### Your instructions
Write out the listing below again, precisely as it is given.
>> BEGIN
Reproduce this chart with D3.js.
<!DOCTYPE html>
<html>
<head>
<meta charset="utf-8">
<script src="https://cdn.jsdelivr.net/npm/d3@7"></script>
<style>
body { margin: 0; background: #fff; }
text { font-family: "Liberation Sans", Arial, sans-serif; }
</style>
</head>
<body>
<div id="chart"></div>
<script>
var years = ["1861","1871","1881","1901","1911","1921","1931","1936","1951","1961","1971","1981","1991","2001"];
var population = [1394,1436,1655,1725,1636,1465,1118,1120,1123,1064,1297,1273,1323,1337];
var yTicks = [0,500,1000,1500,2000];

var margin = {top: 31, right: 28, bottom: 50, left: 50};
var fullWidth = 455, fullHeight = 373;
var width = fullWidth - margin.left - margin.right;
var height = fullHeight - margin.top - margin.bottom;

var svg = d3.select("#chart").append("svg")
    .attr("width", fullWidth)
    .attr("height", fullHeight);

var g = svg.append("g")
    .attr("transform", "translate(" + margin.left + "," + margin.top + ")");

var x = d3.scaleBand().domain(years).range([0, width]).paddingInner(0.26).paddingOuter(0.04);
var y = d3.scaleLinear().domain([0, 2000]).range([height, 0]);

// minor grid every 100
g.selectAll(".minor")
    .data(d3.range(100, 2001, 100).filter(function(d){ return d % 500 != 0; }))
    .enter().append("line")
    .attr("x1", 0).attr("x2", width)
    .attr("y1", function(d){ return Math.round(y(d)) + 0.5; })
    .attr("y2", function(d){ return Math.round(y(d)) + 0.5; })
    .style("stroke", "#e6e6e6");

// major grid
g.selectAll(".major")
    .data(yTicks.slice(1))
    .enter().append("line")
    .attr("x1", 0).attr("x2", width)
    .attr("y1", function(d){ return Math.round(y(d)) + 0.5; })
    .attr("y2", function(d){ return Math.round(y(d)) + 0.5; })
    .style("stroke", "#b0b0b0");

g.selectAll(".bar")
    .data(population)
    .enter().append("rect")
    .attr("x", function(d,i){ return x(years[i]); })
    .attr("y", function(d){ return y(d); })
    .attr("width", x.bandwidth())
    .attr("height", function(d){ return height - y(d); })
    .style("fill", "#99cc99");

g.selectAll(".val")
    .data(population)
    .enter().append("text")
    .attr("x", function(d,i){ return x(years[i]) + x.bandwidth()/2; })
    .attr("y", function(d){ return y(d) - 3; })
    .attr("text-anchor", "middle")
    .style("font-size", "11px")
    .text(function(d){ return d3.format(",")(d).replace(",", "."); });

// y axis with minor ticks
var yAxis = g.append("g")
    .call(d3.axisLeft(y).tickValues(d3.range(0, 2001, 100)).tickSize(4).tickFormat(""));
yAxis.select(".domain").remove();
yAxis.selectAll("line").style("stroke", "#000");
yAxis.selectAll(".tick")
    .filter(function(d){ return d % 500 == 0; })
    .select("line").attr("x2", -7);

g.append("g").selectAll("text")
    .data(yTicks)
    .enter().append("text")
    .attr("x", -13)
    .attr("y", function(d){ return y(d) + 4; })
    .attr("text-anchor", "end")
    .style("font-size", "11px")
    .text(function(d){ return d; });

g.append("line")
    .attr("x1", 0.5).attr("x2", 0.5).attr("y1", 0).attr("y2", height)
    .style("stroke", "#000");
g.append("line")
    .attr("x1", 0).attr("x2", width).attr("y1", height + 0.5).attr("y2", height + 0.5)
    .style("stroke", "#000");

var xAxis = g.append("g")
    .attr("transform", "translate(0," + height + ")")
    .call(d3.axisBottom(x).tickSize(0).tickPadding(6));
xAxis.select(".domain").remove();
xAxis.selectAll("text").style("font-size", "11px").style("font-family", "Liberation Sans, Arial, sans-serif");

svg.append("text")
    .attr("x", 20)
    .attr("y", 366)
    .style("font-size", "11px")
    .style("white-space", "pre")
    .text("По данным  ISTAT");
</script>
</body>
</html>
>> END
### The completed task
Reproduce this chart with D3.js.
<!DOCTYPE html>
<html>
<head>
<meta charset="utf-8">
<script src="https://cdn.jsdelivr.net/npm/d3@7"></script>
<style>
body { margin: 0; background: #fff; }
text { font-family: "Liberation Sans", Arial, sans-serif; }
</style>
</head>
<body>
<div id="chart"></div>
<script>
var years = ["1861","1871","1881","1901","1911","1921","1931","1936","1951","1961","1971","1981","1991","2001"];
var population = [1394,1436,1655,1725,1636,1465,1118,1120,1123,1064,1297,1273,1323,1337];
var yTicks = [0,500,1000,1500,2000];

var margin = {top: 31, right: 28, bottom: 50, left: 50};
var fullWidth = 455, fullHeight = 373;
var width = fullWidth - margin.left - margin.right;
var height = fullHeight - margin.top - margin.bottom;

var svg = d3.select("#chart").append("svg")
    .attr("width", fullWidth)
    .attr("height", fullHeight);

var g = svg.append("g")
    .attr("transform", "translate(" + margin.left + "," + margin.top + ")");

var x = d3.scaleBand().domain(years).range([0, width]).paddingInner(0.26).paddingOuter(0.04);
var y = d3.scaleLinear().domain([0, 2000]).range([height, 0]);

// minor grid every 100
g.selectAll(".minor")
    .data(d3.range(100, 2001, 100).filter(function(d){ return d % 500 != 0; }))
    .enter().append("line")
    .attr("x1", 0).attr("x2", width)
    .attr("y1", function(d){ return Math.round(y(d)) + 0.5; })
    .attr("y2", function(d){ return Math.round(y(d)) + 0.5; })
    .style("stroke", "#e6e6e6");

// major grid
g.selectAll(".major")
    .data(yTicks.slice(1))
    .enter().append("line")
    .attr("x1", 0).attr("x2", width)
    .attr("y1", function(d){ return Math.round(y(d)) + 0.5; })
    .attr("y2", function(d){ return Math.round(y(d)) + 0.5; })
    .style("stroke", "#b0b0b0");

g.selectAll(".bar")
    .data(population)
    .enter().append("rect")
    .attr("x", function(d,i){ return x(years[i]); })
    .attr("y", function(d){ return y(d); })
    .attr("width", x.bandwidth())
    .attr("height", function(d){ return height - y(d); })
    .style("fill", "#99cc99");

g.selectAll(".val")
    .data(population)
    .enter().append("text")
    .attr("x", function(d,i){ return x(years[i]) + x.bandwidth()/2; })
    .attr("y", function(d){ return y(d) - 3; })
    .attr("text-anchor", "middle")
    .style("font-size", "11px")
    .text(function(d){ return d3.format(",")(d).replace(",", "."); });

// y axis with minor ticks
var yAxis = g.append("g")
    .call(d3.axisLeft(y).tickValues(d3.range(0, 2001, 100)).tickSize(4).tickFormat(""));
yAxis.select(".domain").remove();
yAxis.selectAll("line").style("stroke", "#000");
yAxis.selectAll(".tick")
    .filter(function(d){ return d % 500 == 0; })
    .select("line").attr("x2", -7);

g.append("g").selectAll("text")
    .data(yTicks)
    .enter().append("text")
    .attr("x", -13)
    .attr("y", function(d){ return y(d) + 4; })
    .attr("text-anchor", "end")
    .style("font-size", "11px")
    .text(function(d){ return d; });

g.append("line")
    .attr("x1", 0.5).attr("x2", 0.5).attr("y1", 0).attr("y2", height)
    .style("stroke", "#000");
g.append("line")
    .attr("x1", 0).attr("x2", width).attr("y1", height + 0.5).attr("y2", height + 0.5)
    .style("stroke", "#000");

var xAxis = g.append("g")
    .attr("transform", "translate(0," + height + ")")
    .call(d3.axisBottom(x).tickSize(0).tickPadding(6));
xAxis.select(".domain").remove();
xAxis.selectAll("text").style("font-size", "11px").style("font-family", "Liberation Sans, Arial, sans-serif");

svg.append("text")
    .attr("x", 20)
    .attr("y", 366)
    .style("font-size", "11px")
    .style("white-space", "pre")
    .text("По данным  ISTAT");
</script>
</body>
</html>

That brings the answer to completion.